When Bill Belichick became coach of the Browns in 1991, he hired Adams to be a consigliere of sorts. Owner Art Modell famously offered $10,000 to any employee who could tell him what Adams did. In short, in Cleveland and in New England, Adams did whatever he wanted -- and whatever Belichick wanted: statistical analysis, scouting and strategy. Years later, Walsh recalled to Senate investigators that Adams told old stories from the Browns about giving a video staffer an NFL Films shirt and assigning him to film the opponents' sideline huddles and grease boards from behind the bench. The shared view of Belichick and Adams, according to many who've worked with them, is this: The league is lazy and incompetent, so why not push every boundary? "You'd want Bill and Ernie doing your taxes," says a former Patriots assistant coach. "They would find all the loopholes, and then when the IRS would close them, they'd find more."
Days before the Tampa Bay game, in Belichick's office, Friesz was told that the Patriots had a tape of the Bucs' signals. He was instructed to memorize them, and during the game, to watch Bucs defensive coordinator Monte Kiffin and tell Weis the defensive play, which Weis would relay over the radio headset system to quarterback Drew Bledsoe. That Sunday against the Bucs, Walsh later told investigators, the Patriots played more no-huddle than usual, forcing Kiffin to signal in plays quickly, allowing Weis sufficient time to relay the information. Years later, some Patriots coaches would point to the score -- a 21-16 Bucs win -- as evidence of Spygate's ineffectiveness.

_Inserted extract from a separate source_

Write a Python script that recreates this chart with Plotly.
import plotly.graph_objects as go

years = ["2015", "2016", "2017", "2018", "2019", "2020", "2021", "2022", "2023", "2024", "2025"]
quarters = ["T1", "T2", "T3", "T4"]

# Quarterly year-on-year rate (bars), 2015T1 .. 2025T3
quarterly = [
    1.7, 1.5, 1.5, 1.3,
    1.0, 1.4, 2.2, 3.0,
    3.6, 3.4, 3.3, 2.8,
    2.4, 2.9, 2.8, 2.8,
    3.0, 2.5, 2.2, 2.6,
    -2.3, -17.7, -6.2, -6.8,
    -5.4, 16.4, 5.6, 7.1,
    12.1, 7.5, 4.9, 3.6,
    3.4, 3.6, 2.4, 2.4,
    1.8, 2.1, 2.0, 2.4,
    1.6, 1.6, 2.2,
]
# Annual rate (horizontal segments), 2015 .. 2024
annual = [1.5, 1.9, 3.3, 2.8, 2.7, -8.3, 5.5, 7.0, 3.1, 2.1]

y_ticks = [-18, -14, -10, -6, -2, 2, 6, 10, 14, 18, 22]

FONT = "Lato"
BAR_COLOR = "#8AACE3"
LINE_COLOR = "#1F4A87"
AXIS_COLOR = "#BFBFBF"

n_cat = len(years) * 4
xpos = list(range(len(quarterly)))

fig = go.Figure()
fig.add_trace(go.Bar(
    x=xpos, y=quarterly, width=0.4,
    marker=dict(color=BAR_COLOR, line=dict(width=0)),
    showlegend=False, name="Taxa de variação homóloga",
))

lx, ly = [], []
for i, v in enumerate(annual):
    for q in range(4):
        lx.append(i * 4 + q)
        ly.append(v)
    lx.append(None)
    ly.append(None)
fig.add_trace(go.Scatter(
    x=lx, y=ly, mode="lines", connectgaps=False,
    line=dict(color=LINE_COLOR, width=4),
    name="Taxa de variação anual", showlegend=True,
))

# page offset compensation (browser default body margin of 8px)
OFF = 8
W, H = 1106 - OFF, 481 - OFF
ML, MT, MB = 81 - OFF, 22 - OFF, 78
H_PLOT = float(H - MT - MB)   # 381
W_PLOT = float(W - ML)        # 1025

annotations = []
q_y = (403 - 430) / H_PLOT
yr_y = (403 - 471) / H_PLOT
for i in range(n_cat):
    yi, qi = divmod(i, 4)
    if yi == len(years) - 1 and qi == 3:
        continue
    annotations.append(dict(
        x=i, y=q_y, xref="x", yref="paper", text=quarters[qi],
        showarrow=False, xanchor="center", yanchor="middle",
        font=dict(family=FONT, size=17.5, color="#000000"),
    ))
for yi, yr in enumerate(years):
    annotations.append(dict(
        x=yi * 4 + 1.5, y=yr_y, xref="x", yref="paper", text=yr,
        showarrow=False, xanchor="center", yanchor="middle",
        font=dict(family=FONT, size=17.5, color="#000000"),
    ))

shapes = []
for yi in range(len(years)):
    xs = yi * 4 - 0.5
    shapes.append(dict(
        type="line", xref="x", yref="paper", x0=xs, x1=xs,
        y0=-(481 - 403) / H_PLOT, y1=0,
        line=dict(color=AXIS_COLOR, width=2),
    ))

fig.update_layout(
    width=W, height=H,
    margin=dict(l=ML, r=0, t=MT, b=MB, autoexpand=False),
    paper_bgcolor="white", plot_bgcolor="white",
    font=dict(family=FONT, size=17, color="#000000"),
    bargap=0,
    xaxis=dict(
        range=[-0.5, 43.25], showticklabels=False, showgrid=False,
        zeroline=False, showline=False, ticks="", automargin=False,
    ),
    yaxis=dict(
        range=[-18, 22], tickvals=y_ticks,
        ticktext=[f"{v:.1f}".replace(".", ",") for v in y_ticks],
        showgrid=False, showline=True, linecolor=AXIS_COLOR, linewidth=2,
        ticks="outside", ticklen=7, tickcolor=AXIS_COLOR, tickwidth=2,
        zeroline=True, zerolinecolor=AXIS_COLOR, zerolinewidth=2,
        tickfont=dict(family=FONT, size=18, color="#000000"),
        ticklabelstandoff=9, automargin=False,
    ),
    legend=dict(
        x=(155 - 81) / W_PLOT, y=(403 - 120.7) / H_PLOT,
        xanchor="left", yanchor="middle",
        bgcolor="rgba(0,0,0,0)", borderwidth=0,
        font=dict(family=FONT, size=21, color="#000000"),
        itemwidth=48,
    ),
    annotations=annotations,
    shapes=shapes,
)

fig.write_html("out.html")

But as Walsh later told investigators, Friesz, who did not respond to messages to comment for this story, told Walsh after the game that the Patriots knew 75 percent of the Bucs' defenses before the snap.
Now, the Patriots realized that they were on to something, a schematic edge that could allow their best minds more control on the field. Taping from the sideline increased efficiency and minimized confusion. And so, as Walsh later told investigators, the system improved, becoming more streamlined -- and more secretive. The quarterbacks were cut out of the process. The only people involved were a few coaches, the video staff and, of course, Adams. Belichick, almost five years after being fired by the Browns and fully aware that this was his last best shot as a head coach, placed an innovative system of cheating in the hands of his most trusted friend.
AS THE PATRIOTS became a dynasty and Belichick became the first coach to win three Super Bowls in four years, an entire system of covert videotaping was developed and a secret library created. "It got out of control," a former Patriots assistant coach says. Sources with knowledge of the system say an advance scout would attend the games of upcoming Patriots opponents and assemble a spreadsheet of all the signals and corresponding plays. The scout would give it to Adams, who would spend most of the week in his office with the door closed, matching the notes to the tapes filmed from the sideline. Files were created, organized by opponent and by coach. During games, Walsh later told investigators, the Patriots' videographers were told to look like media members, to tape over their team logos or turn their sweatshirt inside out, to wear credentials that said Patriots TV or Kraft Productions. The videographers also were provided with excuses for what to tell NFL security if asked what they were doing: Tell them you're filming the quarterbacks. Or the kickers. Or footage for a team show.
The cameramen's assignments differed depending on the opponent. For instance, Walsh told investigators that against Indianapolis he was directed to take close-ups of the Colts' offensive signals, then of Peyton Manning's hand signals. Mostly, though, the tapes were of defensive signals. Each video sequence would usually include three shots: the down and distance, the signal, and, as an in-house joke, a tight shot of a cheerleader's top or skirt. The tape was then often edited, sources say, so that Adams' copy contained only the signals, in rapid fire, one after another. According to investigators, Walsh once asked Adams, "Are the tapes up to standards?"
"You're doing a good job," Adams said. "But make sure that you get everyone who's giving signals, even dummy signals."
As much as the Patriots tried to keep the circle of those who knew about the taping small, sometimes the team would add recently cut players from upcoming opponents and pay them only to help decipher signals, former Patriots staffers say. In 2005, for instance, they signed a defensive player from a team they were going to play in the upcoming season. Before that game, the player was led to a room where Adams was waiting. They closed the door, and Adams played a compilation tape that matched the signals to the plays from the player's former team, and asked how many were accurate. "He had about 50 percent of them right," the player says now.